Extracted information
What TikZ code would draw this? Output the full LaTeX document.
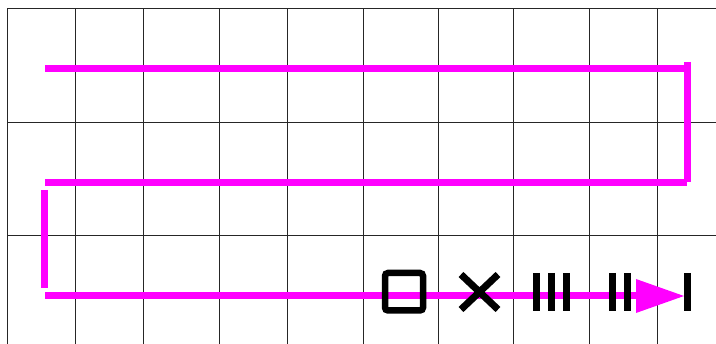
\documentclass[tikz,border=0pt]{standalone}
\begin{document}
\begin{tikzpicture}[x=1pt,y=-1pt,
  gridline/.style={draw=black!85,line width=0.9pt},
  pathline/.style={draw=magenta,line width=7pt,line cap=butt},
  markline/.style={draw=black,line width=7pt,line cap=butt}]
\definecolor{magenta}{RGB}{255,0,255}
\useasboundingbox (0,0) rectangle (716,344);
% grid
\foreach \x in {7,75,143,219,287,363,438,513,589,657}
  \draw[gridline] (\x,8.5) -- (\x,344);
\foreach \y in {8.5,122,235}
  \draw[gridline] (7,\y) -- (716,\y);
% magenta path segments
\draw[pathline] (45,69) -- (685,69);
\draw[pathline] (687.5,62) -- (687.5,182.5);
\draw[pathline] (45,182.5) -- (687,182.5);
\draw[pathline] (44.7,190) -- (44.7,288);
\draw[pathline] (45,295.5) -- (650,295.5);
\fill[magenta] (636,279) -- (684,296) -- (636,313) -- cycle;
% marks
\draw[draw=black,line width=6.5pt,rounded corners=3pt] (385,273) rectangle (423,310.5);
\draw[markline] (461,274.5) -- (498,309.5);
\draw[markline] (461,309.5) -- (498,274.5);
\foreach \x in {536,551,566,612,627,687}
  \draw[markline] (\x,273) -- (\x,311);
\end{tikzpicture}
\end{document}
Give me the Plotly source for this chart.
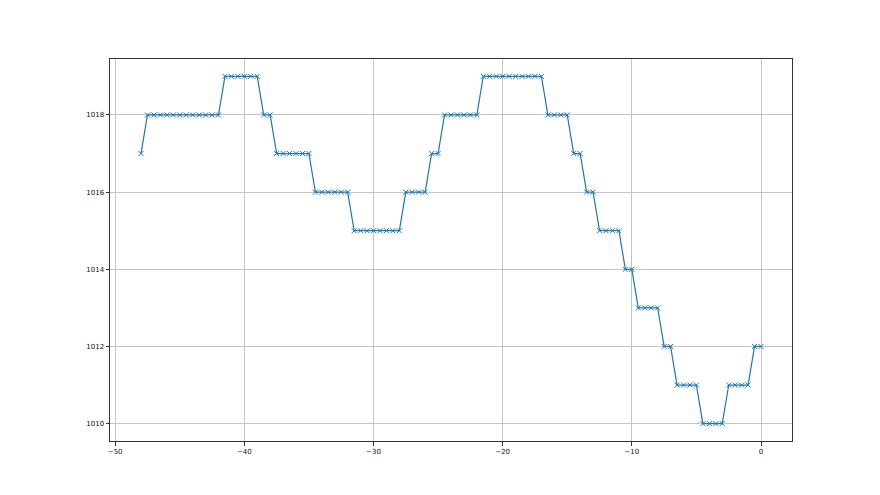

Stated task
Leave out the pictures and transcribe everything else exactly.

Solution for this exercise
What TikZ code would draw this? Output the full LaTeX document.
\documentclass[tikz,border=0pt]{standalone}
\begin{document}
\begin{tikzpicture}[x=1pt,y=-1pt,
  gridline/.style={draw=black!85,line width=0.9pt},
  pathline/.style={draw=magenta,line width=7pt,line cap=butt},
  markline/.style={draw=black,line width=7pt,line cap=butt}]
\definecolor{magenta}{RGB}{255,0,255}
\useasboundingbox (0,0) rectangle (716,344);
% grid
\foreach \x in {7,75,143,219,287,363,438,513,589,657}
  \draw[gridline] (\x,8.5) -- (\x,344);
\foreach \y in {8.5,122,235}
  \draw[gridline] (7,\y) -- (716,\y);
% magenta path segments
\draw[pathline] (45,69) -- (685,69);
\draw[pathline] (687.5,62) -- (687.5,182.5);
\draw[pathline] (45,182.5) -- (687,182.5);
\draw[pathline] (44.7,190) -- (44.7,288);
\draw[pathline] (45,295.5) -- (650,295.5);
\fill[magenta] (636,279) -- (684,296) -- (636,313) -- cycle;
% marks
\draw[draw=black,line width=6.5pt,rounded corners=3pt] (385,273) rectangle (423,310.5);
\draw[markline] (461,274.5) -- (498,309.5);
\draw[markline] (461,309.5) -- (498,274.5);
\foreach \x in {536,551,566,612,627,687}
  \draw[markline] (\x,273) -- (\x,311);
\end{tikzpicture}
\end{document}
Give me the Plotly source for this chart.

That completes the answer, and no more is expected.